Now the big show is over, without any major security issues reported.
Earlier this week Boris Johnson sang the praises of all the organizers – including those on difficult security details – in saying that Londoners will remember these past few weeks for the rest of their lives.
Likewise, British PM Cameron said London had hosted a “safe and secure” Games in thanking volunteers, the army and police for transforming the Games into what he said had been a successful global advertisement for Britain. Cameron also said that the 18,000 military personnel who helped with the Games will receive a special commemorative coin to mark the occasion.
The British military came out of the Olympics on a high note.

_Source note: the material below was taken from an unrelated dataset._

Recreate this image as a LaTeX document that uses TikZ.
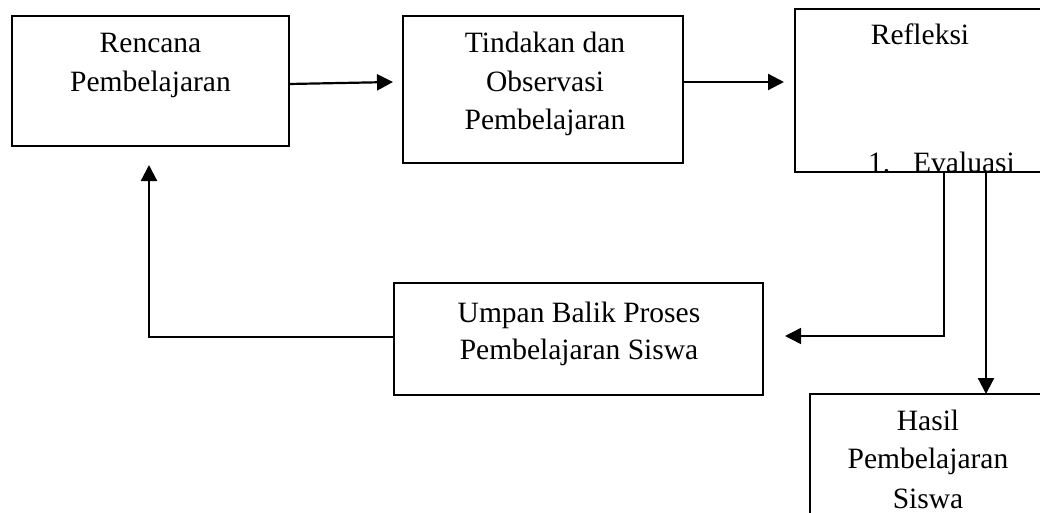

They helped secure dozens of venues and hundreds of thousands of people, while keeping a cheerful tone to their work.
“We have had a great response from our spectators on the service provided by our armed forces and I want each and every one of you to know the nation is proud of you and grateful to you,” London 2012 chief Sebastian Coe told service personnel during a visit to one of their bases last Wednesday.
That’s not to overlook G4S, as they played a central part in keeping London safe over the last few weeks. And in what’s being called a “goodwill gesture”, G4S donated £2.5m to the armed forces the day after the Games ended.
According to a report this morning on the BBC, this donation will go to armed forces sports and welfare organizations. As a G4S spokesman said, “We wanted to recognize the huge contribution made by the military after it became clear that there would be shortfall in workforce delivery.”
The huge sense of pride and relief among Londoners and security personnel now extends into preparing for the Paralympics. They, like the Games that just ended, will likely set a new high bar for success on all fronts, including security.